Will I tear the teeth at the corner like Galina's dvd warns? Well, never has happen before with this type of yarn, and never with hand spun. But where did extra 2 teeth come from?
Olga Fedorova did not make shawls like that, Orenburg shawl makers say so.
Olga was fond of honeycomb based patterns. And these are it's own thing when it comes to their lace alignment, it's not a 45 degrees lace like diamonds made of diagonals. I have a gray shawl with one of her
signature wide borders in this post
So the pattern I'm making in this gradient experiment is actually a white stole or shawl. It can be black too. Looks like so.
It is geared to train knitter to get to the large shawl making (close to 60 and more teeth).
I did talk to Fedorova Valentina recently a she has mentioned something I've forgotten to think about. A lace misalignment misstate happens at times with honeycomb based patterns. Here one goes and knits without a pattern and sets up lace by the teeth aligning it to the top point (max width at 5-th hole or narrowest width at the 5-th hole) in the beginning of wide border making, and at the end, oh-oh we landed on the mid tooth at at's widest point and we are done with our lace. Oh-oh, not good, because making the tooth would lead to extra 9 rows of garter right after wide border before the top teeth. The leading diamond for the pattern like that aligns at 3-rd tooth not at 1-st side tooth. That's the thing about the honeycombs 4 way symmetry and how this lace 'counts'.
So, the shawl is made basically, but it has a bug in it, well happens. The bug gotta go, it needs some 'hide me' thing. Some would cut to the chase, make this tooth 'to stick out' at the corner using something similar to a short row, not exactly like Galina shows so. In the lace that mistake in the alignment that was propagated from the beginning of the lace is hidden now. What a knitter should have being doing with honeycomb's like that is to put set up row 2 stitches above the tooth point. See the picture below
If one starts strawberry a the middle point of the tooth they will land on the middle of the tooth at top right-left corners.
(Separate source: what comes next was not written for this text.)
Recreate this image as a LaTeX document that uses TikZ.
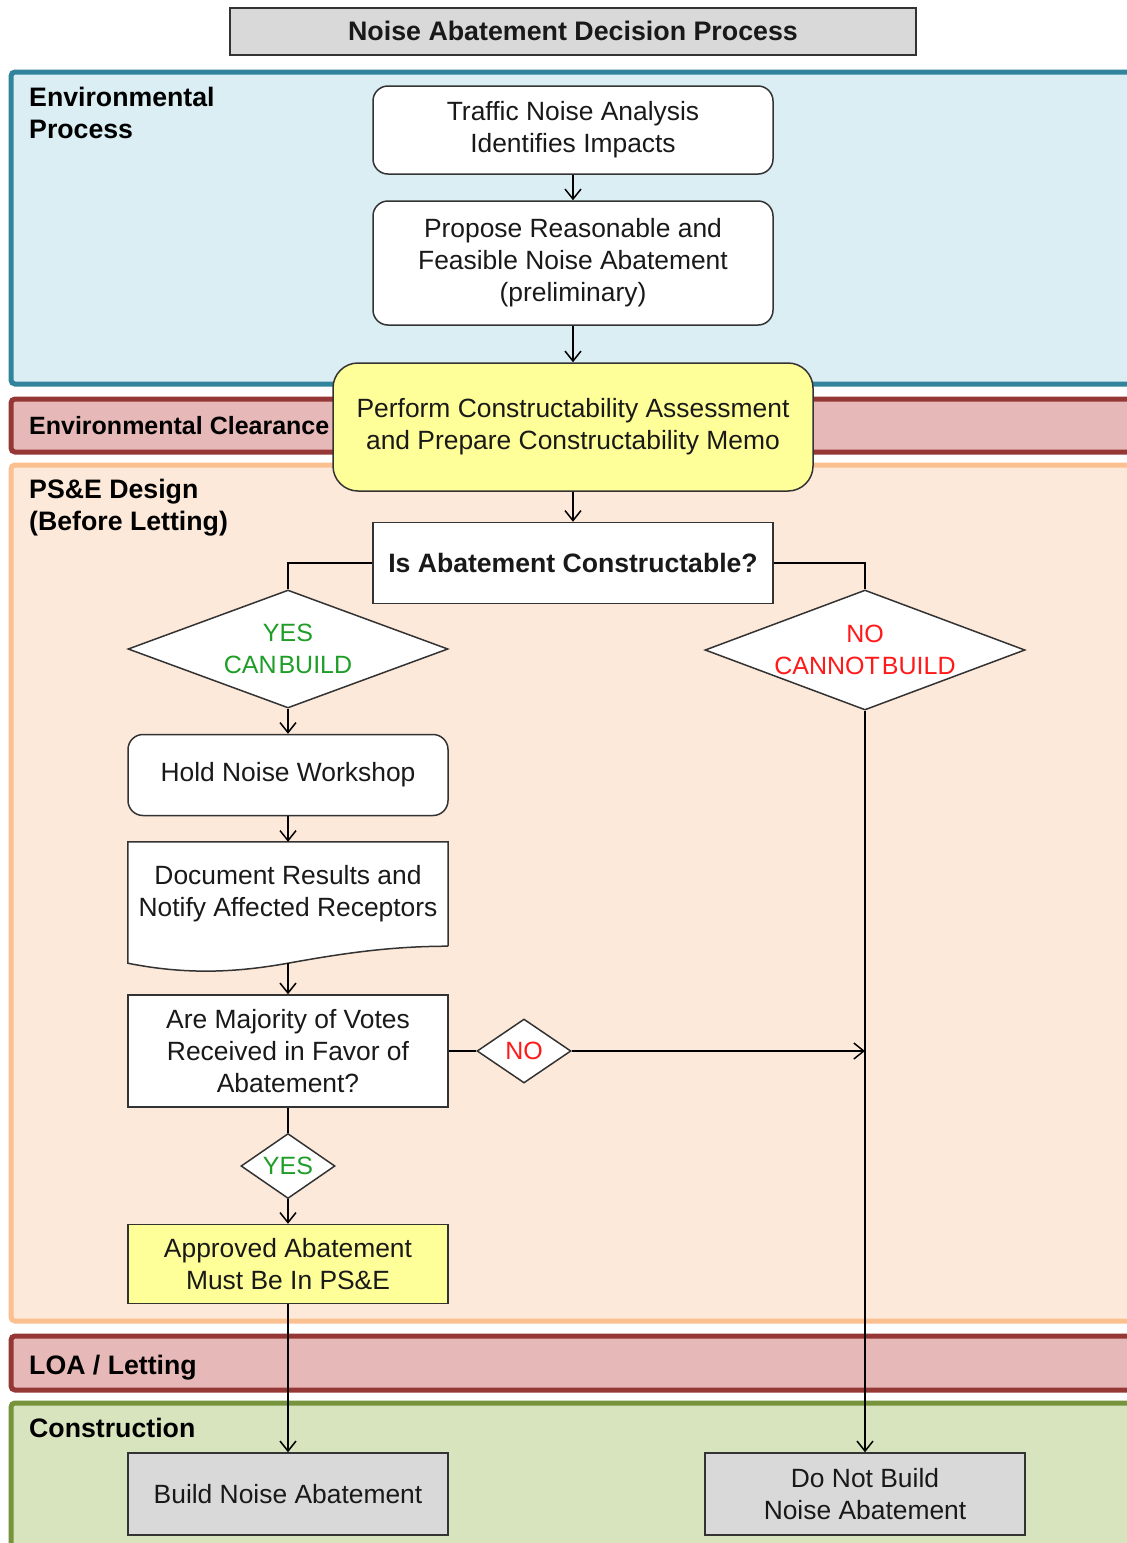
\documentclass[tikz,border=0pt]{standalone}
\usepackage{fontspec}
\setmainfont{Liberation Sans}
\usetikzlibrary{arrows.meta,positioning,calc,shapes.geometric}

\definecolor{envfill}{HTML}{DAEEF3}
\definecolor{envline}{HTML}{31849B}
\definecolor{clrfill}{HTML}{E6B8B7}
\definecolor{clrline}{HTML}{953735}
\definecolor{psefill}{HTML}{FDE9D9}
\definecolor{pseline}{HTML}{FAC090}
\definecolor{cnsfill}{HTML}{D7E4BD}
\definecolor{cnsline}{HTML}{77933C}
\definecolor{memo}{HTML}{FFFF99}
\definecolor{greybox}{HTML}{D9D9D9}
\definecolor{yesgreen}{HTML}{1E9E28}
\definecolor{nored}{HTML}{FF1A1A}

\newcommand{\choicefont}{\fontsize{25}{32}\selectfont\spaceskip 2pt\relax}

\tikzset{
  band/.style={line width=5pt, rounded corners=4pt},
  bandlabel/.style={font=\fontsize{26.7}{32}\selectfont\bfseries, align=left, inner sep=0pt},
  boxed/.style={draw=black!80, line width=1.5pt, fill=white, align=center, inner sep=0pt,
    text=black!90, minimum width=320pt},
  roundbox/.style={boxed, rounded corners=15pt},
  choice/.style={diamond, draw=black!80, line width=1.5pt, fill=white, inner sep=0pt},
  choicetext/.style={font=\choicefont, align=center},
  flow/.style={line width=1.5pt, -{Straight Barb[length=10pt,width=16pt]}},
  link/.style={line width=1.5pt},
}

\begin{document}
\begin{tikzpicture}[x=1pt,y=-1pt, every node/.style={font=\fontsize{26.4}{32}\selectfont}]
\clip (0,0) rectangle (1127,1543);
\fill[white] (0,0) rectangle (1127,1543);

% swim lanes
\draw[band, draw=envline, fill=envfill] (11,72) rectangle (1140,384);
\draw[band, draw=clrline, fill=clrfill] (11,399) rectangle (1140,452);
\draw[band, draw=pseline, fill=psefill] (11,465) rectangle (1140,1321);
\draw[band, draw=clrline, fill=clrfill] (11,1336) rectangle (1140,1390);
\draw[band, draw=cnsline, fill=cnsfill] (11,1403) rectangle (1140,1600);

\node[bandlabel, anchor=north west] (lenv) at (29,87) {Environmental\\Process};
\node[bandlabel, anchor=base west, font=\fontsize{25}{32}\selectfont\bfseries] (lclr) at (29,434) {Environmental Clearance};
\node[bandlabel, anchor=north west] (lpse) at (29,479) {PS\&E Design\\(Before Letting)};
\node[bandlabel, anchor=base west] (lloa) at (29,1374) {LOA / Letting};
\node[bandlabel, anchor=base west] (lcns) at (29,1437) {Construction};

% title
\node[boxed, fill=greybox, line width=2pt, minimum width=686pt, minimum height=47pt,
  font=\fontsize{26.8}{32}\selectfont\bfseries] (title) at (573,31) {Noise Abatement Decision Process};

% boxes
\node[roundbox, minimum width=400pt, minimum height=88pt] (traffic) at (573,130)
  {Traffic Noise Analysis\\Identifies Impacts};
\node[roundbox, minimum width=400pt, minimum height=124pt] (propose) at (573,263)
  {Propose Reasonable and\\Feasible Noise Abatement\\(preliminary)};
\node[roundbox, fill=memo, rounded corners=25pt, minimum width=480pt, minimum height=128pt] (perform) at (573,427)
  {Perform Constructability Assessment\\and Prepare Constructability Memo};
\node[boxed, minimum width=400pt, minimum height=81pt,
  font=\fontsize{26.6}{32}\selectfont\bfseries] (isabate) at (573,563) {Is Abatement Constructable?};

\node[choice, minimum width=320pt, minimum height=118pt,
  label={[choicetext, text=yesgreen]center:YES\\CAN BUILD}] (canbuild) at (288,649) {};
\node[choice, minimum width=320pt, minimum height=120pt,
  label={[choicetext, text=nored]center:NO\\CANNOT BUILD}] (cannotbuild) at (865,650) {};

\node[roundbox, minimum height=81pt] (workshop) at (288,775) {Hold Noise Workshop};

\node[align=center, inner sep=0pt, minimum width=320pt, minimum height=104pt, text=black!90] (docres) at (288,894)
  {Document Results and\\Notify Affected Receptors};
\draw[draw=black!80, fill=white, line width=1.5pt] (docres.south east) -- (docres.north east)
  -- (docres.north west) -- ($(docres.south west)+(0,17)$)
  .. controls ($(docres.south west)+(60,29)$) and ($(docres.south west)+(110,26)$) .. ($(docres.south)+(0,17)$)
  .. controls ($(docres.south)+(50,8)$) and ($(docres.south east)+(-60,0)$) .. (docres.south east);
\node[align=center, inner sep=0pt, text=black!90] at (docres) {Document Results and\\Notify Affected Receptors};
\coordinate (docbot) at ($(docres.south)+(0,17)$);

\node[boxed, minimum height=112pt] (votes) at (288,1051) {Are Majority of Votes\\Received in Favor of\\Abatement?};
\node[choice, minimum width=94pt, minimum height=64pt,
  label={[choicetext, text=nored]center:NO}] (novote) at (524,1051) {};
\node[choice, minimum width=94pt, minimum height=65pt,
  label={[choicetext, text=yesgreen]center:YES}] (yesvote) at (288,1166) {};

\node[boxed, fill=memo, minimum height=79pt] (approved) at (288,1264) {Approved Abatement\\Must Be In PS\&E};
\node[boxed, fill=greybox, minimum height=82pt] (build) at (288,1494) {Build Noise Abatement};
\node[boxed, fill=greybox, minimum height=82pt] (nobuild) at (865,1494) {Do Not Build\\Noise Abatement};

\coordinate (merge) at (cannotbuild |- novote);

% connectors
\draw[flow] (traffic) -- (propose);
\draw[flow] (propose) -- (perform);
\draw[flow] (perform) -- (isabate);
\draw[link] (isabate.west) -| (canbuild.north);
\draw[link] (isabate.east) -| (cannotbuild.north);
\draw[flow] (canbuild.south) -- (workshop.north);
\draw[flow] (workshop.south) -- (docres.north);
\draw[flow] (docbot) -- (votes.north);
\draw[link] (votes.east) -- (novote.west);
\draw[flow] (novote.east) -- (merge);
\draw[link] (votes.south) -- (yesvote.north);
\draw[flow] (yesvote.south) -- (approved.north);
\draw[flow] (approved.south) -- (build.north);
\draw[flow] (cannotbuild.south) -- (nobuild.north);
\end{tikzpicture}
\end{document}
Someone who was making a shawl made a mistake and covered it up - extra tooth appeared instead of 9 extra rows between wide border and top teeth. If I'd mess up and shift my lace down like that and then fixed it adding extra toot at the top by the shawl corner, no one would be able to tell 57 teeth from 59 at the top unless they counted each one. Is it a reason to represent a possible quick bug fix as the regional technique according to the Galina's knitting dvd - well, you decide.